There's no question in my mind that such claim was the result of ignorance and lack of preparation on the part of "Banda Blanca". This was confirmed by their musical director, Pilo Tejada to the Honduras press.

 

However, I must give them credit for realizing the controversy they had created and took steps to correct the situation. For instance I know that Mr. Tejada contacted that great Garifuna composer Justo Castro to get information about us, to better explain the origins of Punta to the international media. He also expressed his admiration for Eduardo Ballestero, another Garifuna composer during an interview in Dallas and they even included Garifuna personnel in the "Conch Soup" video, while they also included Garifuna personnel during their televised presentation at the Eight Street Carnival in Miami.

 

It must also be realized that although plagiarism is a crime in this country and the copyright laws protect the intellectual rights of individuals, such protection was not implemented in Honduras until January of 1992. Unfortunately very few of our cultural material has been properly documented to allow legal registration of such works.
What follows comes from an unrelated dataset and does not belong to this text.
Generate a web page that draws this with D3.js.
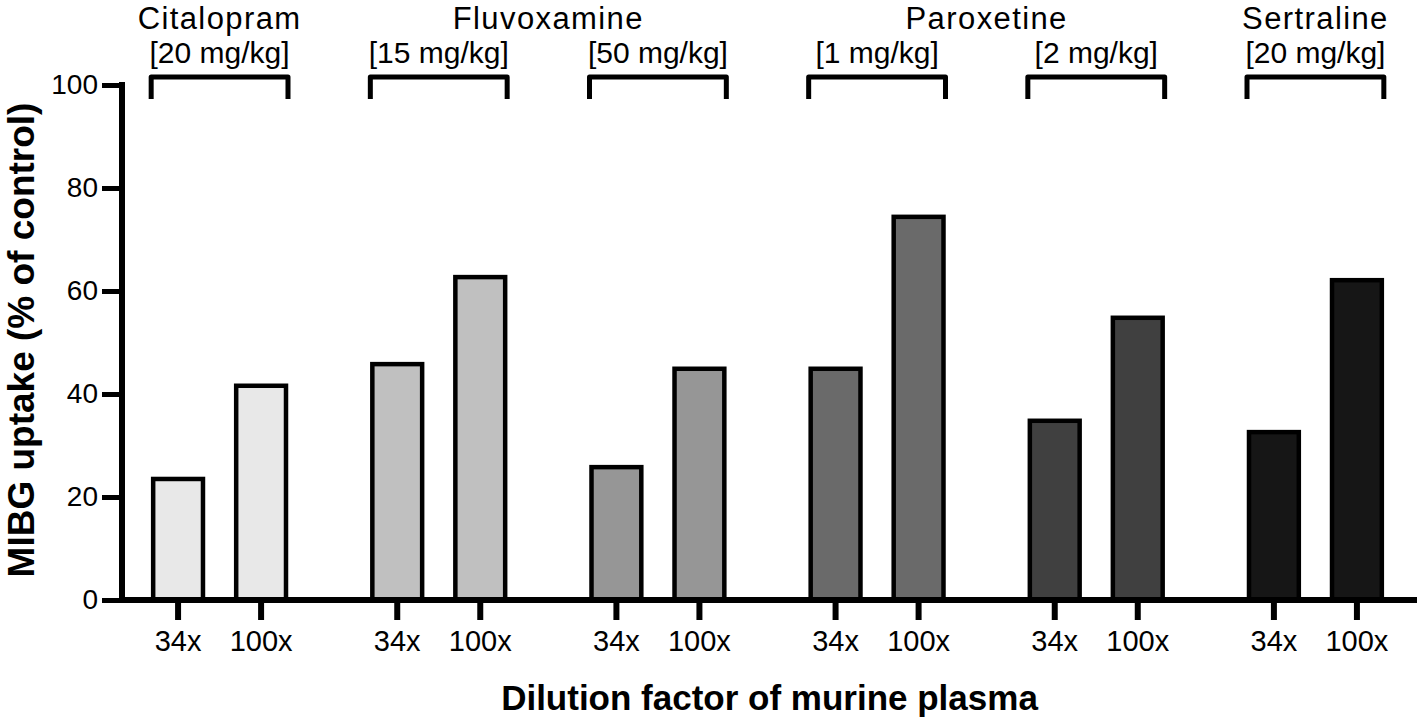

One of the benefits of Banda Blanca's success, is the fact that they as well as other Honduran musical groups were exposed to the stringent copyright laws of this country. Therefore, containing the proliferation of the blatant abuse previously exercised by these groups. The lesson for us of course is that we must learn to value our artistic talents and take the necessary step to protect them.

 

It is unfortunate, that it usually takes a blatant abuse of our rights as human beings for the Garinagu of Honduras to get up and stand for their rights. For instance, as a result of the success achieved by Banda Blanca, a great deal of resentment has been expressed over their improper use of the Garifuna language. However, it took such an act for Garifunas to become conscious of our culture. There's a group of people in Honduras who previously did not want to identify with the Garifuna culture and were embarrassed to admit what they were. I have seen this attitude express itself in our youth, who sometimes claim to be Jamaicans and only listen to Reggae, others claim to be Dominicans and only dance Merengue, etc. However, they would never say "I'm Garifuna and Punta is my music". But, as a result of the Punta controversy, this same people now claim "Garinagu Wagia". Therefore, we cannot deny the fact that controversy has created a positive and hopeful environment among our people.

 

Unfortunately, the originators rarely enjoy the fame and fortune of the imitators. Frequently musicians from industrialized nations extract elements of Third World music and incorporate them into their own art, sometimes championing it, most of the time merely exploiting it. For instance, during the 30's and 40's bands from Cuba and Brazil spawned dance crazes in America, The mambo, one of the biggest, which like Punta was loosely based on Afro-Cuban religious rites, most likely via Zaire. American dance bands adopted and adapted these rhythms into their sets. Who can forget Eric Clapton's interpretation of Bob Marley's "I Shot the Sheriff" or Paul Simon's hugely successful "Graceland" based on South African rhythms.

 

Yet, traditions from all over the world survive. I believe that it is fair to say that despite the controversy created by Banda Blanca, they have provided international exposure for our culture and we have benefited from it. It's great to see that despite our deportation from St. Vincent 199 years ago, our culture remains alive vibrant and more visible than ever.